Caddy cannot issue a certificate

Check that the hostname points to the server, ports 80 and 443 are open in both UFW and the cloud firewall, and no other process is bound to those ports. Run sudo journalctl -u caddy for the exact ACME error. DNS propagation delays are common on new records, so verify with a public resolver before changing the stack.

Listmonk starts but the login page returns a proxy error

Confirm that the container is listening on 127.0.0.1:9000 and that Caddy points to the same address. If the container is restarting, inspect docker compose logs listmonk; most first-run failures are database credentials, a typo in .env, or a PostgreSQL volume created with older values.

Campaign email goes to spam

Review SPF, DKIM, DMARC, sending domain alignment, unsubscribe links, and bounce handling. Warm up new domains gradually. A technically healthy Listmonk deployment cannot compensate for a poor sending reputation or a list imported without clear consent.

Uploads disappear after a restart

Make sure uploads are written to the mounted /opt/listmonk/uploads directory and included in backups.

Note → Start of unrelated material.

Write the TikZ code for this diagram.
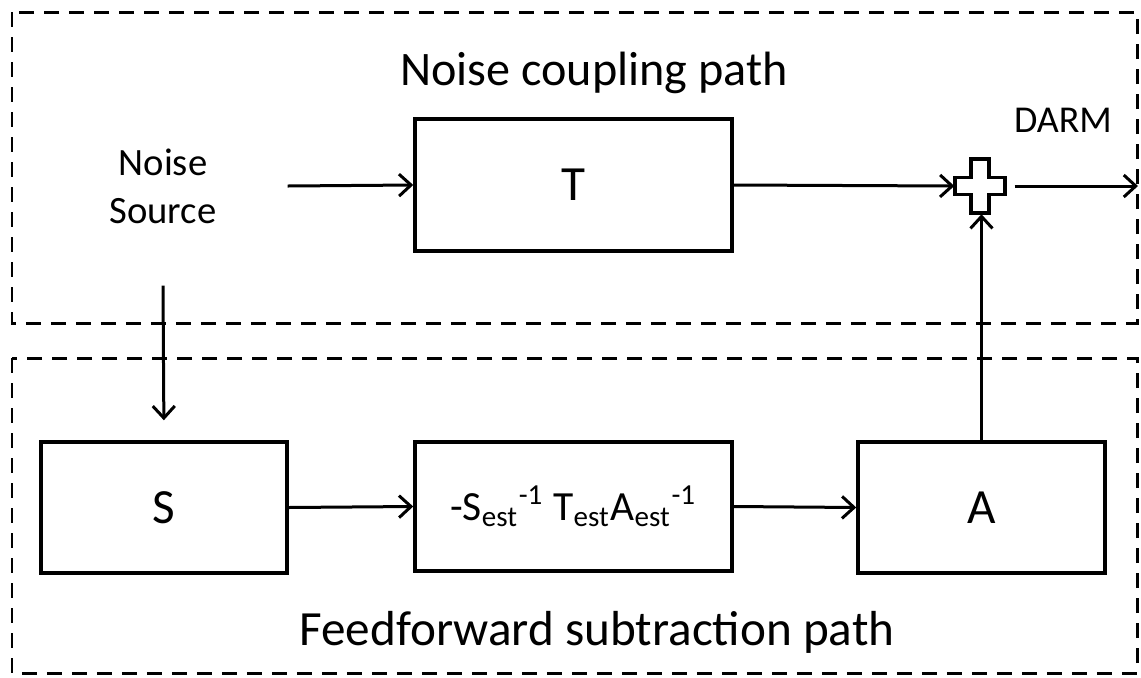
\documentclass[tikz,border=0pt]{standalone}
\usepackage{fontspec}
\setmainfont{Carlito}
\usetikzlibrary{arrows.meta}
\tikzset{
	block/.style={draw, line width=0.35mm, minimum height=13.1mm, font=\fontsize{14}{16}\selectfont},
	group/.style={draw, line width=0.3mm, dash pattern=on 1.5mm off 1mm},
	flow/.style={-{Straight Barb[length=1.2mm, width=2.2mm]}, line width=0.3mm}
}
\begin{document}
\begin{tikzpicture}[x=0.1mm, y=-0.1mm]
		\useasboundingbox (0,0) rectangle (1141,677);
		%draw group frames
		\draw [group] (12,12) rectangle (1137,323);
		\draw [group] (12,358) rectangle (1137,673);
		\node[anchor=base, font=\fontsize{13.7}{16}\selectfont] (coupling) at (594,85) {Noise coupling path};
		\node[anchor=base, font=\fontsize{14}{16}\selectfont] (feedforward) at (597,645) {Feedforward subtraction path};
		%draw blocks
		\node[align=center, minimum width=24.8mm, minimum height=19.8mm, font=\fontsize{11}{13.7}\selectfont] (source) at (163,186) {Noise\\Source};
		\node[block, minimum width=31.7mm, minimum height=13.2mm] (T) at (573.5,185) {T};
		\node[block, minimum width=24.6mm] (S) at (164,507.5) {S};
		\node[block, minimum width=31.7mm, minimum height=12.9mm, font=\fontsize{11.8}{13}\selectfont] (filter) at (573.5,506.5)
			{-S\textsubscript{est}\textsuperscript{-1} T\textsubscript{est}A\textsubscript{est}\textsuperscript{-1}};
		\node[block, minimum width=24.7mm] (A) at (981.5,507.5) {A};
		%draw summing junction
		\node[inner sep=0, minimum width=5mm, minimum height=5.5mm] (sum) at (980,186) {};
		\draw[line width=0.35mm, fill=white] (sum.center) ++(-25,-8.5) -- ++(16,0) -- ++(0,-18.5) -- ++(18,0) -- ++(0,18.5)
			-- ++(16,0) -- ++(0,17) -- ++(-16,0) -- ++(0,18.5) -- ++(-18,0) -- ++(0,-18.5) -- ++(-16,0) -- cycle;
		\node[font=\fontsize{10.8}{12}\selectfont] (darmlabel) at (1063,120) {DARM};
		\coordinate (darm) at (1138,186);
		%draw arrows
		\draw[flow] (source.east) -- (T.west);
		\draw[flow] (T.east) -- (sum.west);
		\draw[flow, shorten <=0.9mm] (sum.east) -- (darm);
		\draw[flow, shorten >=2mm] (source.south) -- (S.north);
		\draw[flow] (S.east) -- (filter.west);
		\draw[flow] (filter.east) -- (A.west);
		\draw[flow] (A.north) -- (A.north |- sum.south);
\end{tikzpicture}
\end{document}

If you previously ran Listmonk without the volume mapping, copy assets out of the old container before removing it.

Database backups are empty

Run the backup command manually and check the exit code. If the dump is tiny, verify the database name and user in .env. Also confirm the cron job runs as root or another user with permission to access Docker and write to the backup directory.

FAQ

Can Listmonk replace a full marketing automation suite?

It can replace many newsletter and announcement workflows, especially lists, templates, campaigns, and segmentation. It is not a drop-in replacement for every CRM journey builder, ad platform integration, or proprietary scoring system. Treat it as a focused, self-hosted communication platform.

Should PostgreSQL run on the same server?

For small and midsize deployments, same-host PostgreSQL is simpler and reliable when backed up properly. Move PostgreSQL to a managed service when you need independent scaling, strict recovery objectives, or centralized database operations.

How do I handle SMTP credentials safely?

Use a dedicated provider credential, store it outside the Compose file, rotate it after staff changes, and restrict provider-side permissions where possible. Never paste SMTP secrets into templates or tickets that broad teams can read.

Can I import an existing subscriber list?

Yes, but clean the list first. Remove stale addresses, preserve consent evidence, import in batches, and send a small test campaign before a full migration. Watch bounces and complaints closely during the first sends.

How often should I back up Listmonk?

Daily is usually enough for low-volume newsletters, but increase frequency before large imports or campaign changes. Back up before every upgrade and periodically verify that a restore produces a working admin interface.

What should I monitor first?

Monitor HTTPS availability, container restart count, PostgreSQL disk usage, SMTP failures, bounce rates, and backup freshness. These signals catch the most common operational failures before subscribers notice.